GEAN Adopts Four Core Eritrean Issue
On December 26-27, 2015, an Eritrean conference was convened in Cypress, California. The two-day conference was the first public event that the Global Eritrean Advocacy Network (GEAN) organized after “extensive deliberations and consultations with many Eritrean entities and individuals.”
According to a press release sent to Gedab News, the two-day conference was organized “on the premise for the need of political engagement of Eritrean Muslims in the Diaspora.”
The press release also indicated that “GEAN identified five minimum topics around which a discourse ensued.”
Eritreans activists, humanitarian groups, and professional attended the conference to explore ways to “identify and promote actionable items and solutions” for what GEAN considered its core principles.
Around 200 Eritreans attended the conference and discussed the topics of the conference in four workshops and submitted their recommendations to the organizers.
The conference listed actionable plans related to the following topics that it identified: 1) Eritrean refugees repatriation, 2) Expert discussion on land issues that should lead to a land proclamation, 3) Safeguarding the time-honored Eritrean social contract on Arabic and Tigrinya as co-official languages, and, 4) The promotion of dialogue among the diverse Eritrean social groups “toward the empowerment of each ethnic group in the future political process.”
GEAN stated that it will soon announce the finding of the workshops regarding the above topics which it considers the core components of a minimum program around which Eritrean opposition alliances should be built.
The advocacy group came into existence to help strengthen the weak involvement of Eritrean Diaspora Muslims in the activities related to the struggle to help alleviate the dire situations in Eritrea.
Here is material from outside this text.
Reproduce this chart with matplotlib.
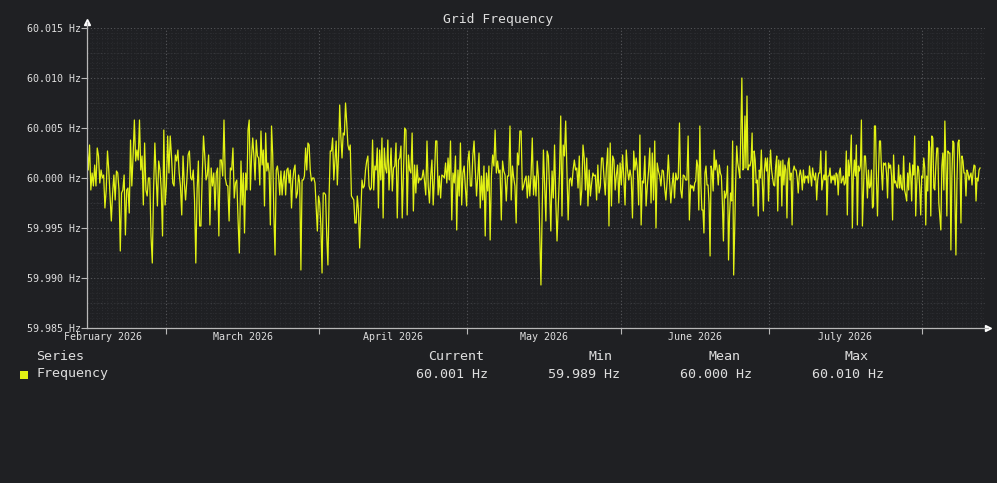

Despite the existence of several Eritrean Muslim organizations in the diaspora, most are known to shun political involvement and for demotivating their members by discouraging them from being engaged. However, young Muslims are becoming more apprehensive of the older generation for not providing them with a platform to engage in Eritrean affairs and to be more aware about the situation in their ancestral country. They are apprehensive that they are finding surprise information about the current situation in Eritrea on their own when their parents and communities should have provided them with the proper context.
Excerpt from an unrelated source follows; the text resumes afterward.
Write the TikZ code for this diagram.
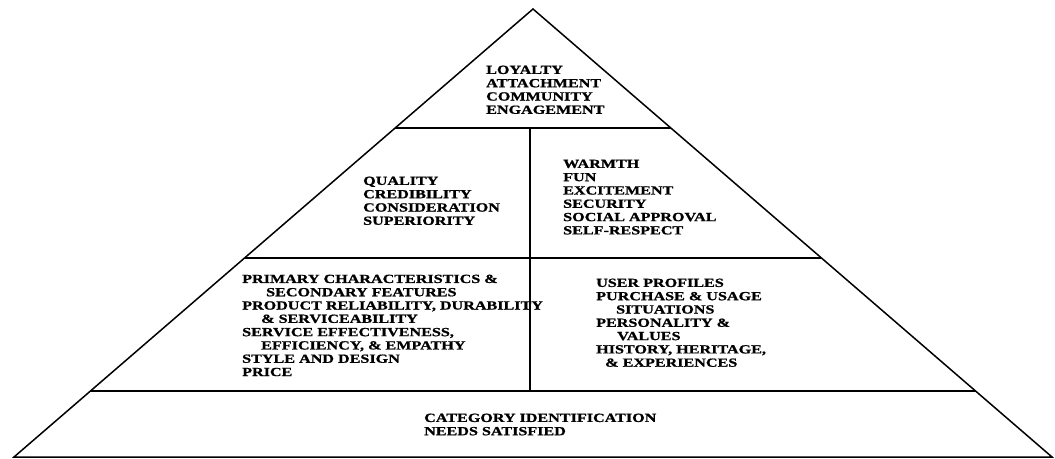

Though most parents discourage their children from getting involved in the Eritrean struggle with the pretext of helping them focus on their education, the result has been disastrous for the Eritrean Muslim activists whose ranks lack the involvement of the youth.
The interest of young Muslim Eritreans in their heritage and their ancestral homeland is visibly increasing among the college and university students who are generally conscious and involved in their local identity politics, awareness and advocacy.
The youth blame their parents for not providing them enough tools that would allow them to be positively engaged.
Diaspora Muslims, particularly the young, are more detached from Eritrean affairs relative to their Christian compatriots.